• _GIVEN TASK_: An exact reproduction of the records is required, with all images left out.

[begin DATA SUPPLIED]

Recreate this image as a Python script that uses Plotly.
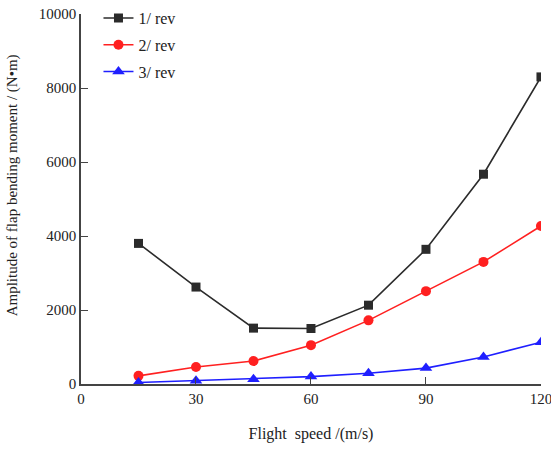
import plotly.graph_objects as go

speed = [15, 30, 45, 60, 75, 90, 105, 120]
rev1 = [3800, 2620, 1510, 1500, 2130, 3640, 5670, 8300]
rev2 = [220, 460, 620, 1050, 1720, 2510, 3300, 4270]
rev3 = [40, 90, 130, 200, 290, 430, 730, 1130]

x_ticks = [0, 30, 60, 90, 120]
y_ticks = [0, 2000, 4000, 6000, 8000, 10000]
y_ticktext = ["0", "2000", "4000", "6000", "8000", "10000"]

series = [
    ("1/ rev", rev1, "#2b2b2b", "square", 9),
    ("2/ rev", rev2, "#ff2020", "circle", 10),
    ("3/ rev", rev3, "#1f1fff", "triangle-up", 11),
]

fig = go.Figure()
for i, (name, vals, color, sym, sz) in enumerate(series):
    fig.add_trace(go.Scatter(
        x=speed, y=vals, name=name, mode="lines+markers",
        line=dict(color=color, width=1.6),
        marker=dict(symbol=sym, size=sz, color=color),
        legendgroup=f"g{i}",
    ))

font = "Liberation Serif, Times New Roman, serif"
fig.update_layout(
    width=551, height=449,
    margin=dict(l=81, r=10, t=14, b=65, autoexpand=False),
    plot_bgcolor="white", paper_bgcolor="white",
    font=dict(family=font, size=15, color="#222"),
    showlegend=True,
    legend=dict(x=0.038, y=1.035, xanchor="left", yanchor="top",
                bgcolor="rgba(0,0,0,0)", font=dict(size=16, family=font),
                traceorder="grouped", tracegroupgap=3),
    xaxis=dict(range=[0, 120.01], tickvals=x_ticks,
               showgrid=False, zeroline=False, showline=True,
               linecolor="#444", linewidth=1.5, ticks="inside", ticklen=7,
               tickcolor="#444", tickfont=dict(size=15),
               ticklabeloverflow="allow",
               title=dict(text="Flight  speed /(m/s)", font=dict(size=16), standoff=22)),
    yaxis=dict(range=[0, 10000], tickvals=y_ticks, ticktext=y_ticktext,
               showgrid=False, zeroline=False, showline=True,
               linecolor="#444", linewidth=1.5, ticks="inside", ticklen=7,
               tickcolor="#444", tickfont=dict(size=15)),
    annotations=[dict(
        text="Amplitude of flap bending moment / (N•m)",
        textangle=-90, xref="paper", yref="paper",
        x=-0.147, y=0.538, xanchor="center", yanchor="middle",
        showarrow=False, font=dict(size=15, family=font),
    )],
)

fig.write_html("out.html")
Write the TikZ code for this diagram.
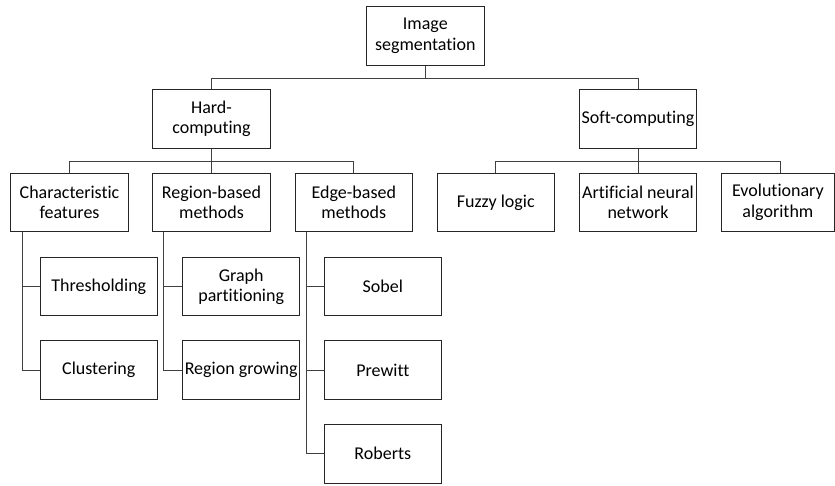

[end DATA SUPPLIED]

• _ANSWER FOR THIS EXERCISE_:
Recreate this image as a Python script that uses Plotly.
import plotly.graph_objects as go

speed = [15, 30, 45, 60, 75, 90, 105, 120]
rev1 = [3800, 2620, 1510, 1500, 2130, 3640, 5670, 8300]
rev2 = [220, 460, 620, 1050, 1720, 2510, 3300, 4270]
rev3 = [40, 90, 130, 200, 290, 430, 730, 1130]

x_ticks = [0, 30, 60, 90, 120]
y_ticks = [0, 2000, 4000, 6000, 8000, 10000]
y_ticktext = ["0", "2000", "4000", "6000", "8000", "10000"]

series = [
    ("1/ rev", rev1, "#2b2b2b", "square", 9),
    ("2/ rev", rev2, "#ff2020", "circle", 10),
    ("3/ rev", rev3, "#1f1fff", "triangle-up", 11),
]

fig = go.Figure()
for i, (name, vals, color, sym, sz) in enumerate(series):
    fig.add_trace(go.Scatter(
        x=speed, y=vals, name=name, mode="lines+markers",
        line=dict(color=color, width=1.6),
        marker=dict(symbol=sym, size=sz, color=color),
        legendgroup=f"g{i}",
    ))

font = "Liberation Serif, Times New Roman, serif"
fig.update_layout(
    width=551, height=449,
    margin=dict(l=81, r=10, t=14, b=65, autoexpand=False),
    plot_bgcolor="white", paper_bgcolor="white",
    font=dict(family=font, size=15, color="#222"),
    showlegend=True,
    legend=dict(x=0.038, y=1.035, xanchor="left", yanchor="top",
                bgcolor="rgba(0,0,0,0)", font=dict(size=16, family=font),
                traceorder="grouped", tracegroupgap=3),
    xaxis=dict(range=[0, 120.01], tickvals=x_ticks,
               showgrid=False, zeroline=False, showline=True,
               linecolor="#444", linewidth=1.5, ticks="inside", ticklen=7,
               tickcolor="#444", tickfont=dict(size=15),
               ticklabeloverflow="allow",
               title=dict(text="Flight  speed /(m/s)", font=dict(size=16), standoff=22)),
    yaxis=dict(range=[0, 10000], tickvals=y_ticks, ticktext=y_ticktext,
               showgrid=False, zeroline=False, showline=True,
               linecolor="#444", linewidth=1.5, ticks="inside", ticklen=7,
               tickcolor="#444", tickfont=dict(size=15)),
    annotations=[dict(
        text="Amplitude of flap bending moment / (N•m)",
        textangle=-90, xref="paper", yref="paper",
        x=-0.147, y=0.538, xanchor="center", yanchor="middle",
        showarrow=False, font=dict(size=15, family=font),
    )],
)

fig.write_html("out.html")
Write the TikZ code for this diagram.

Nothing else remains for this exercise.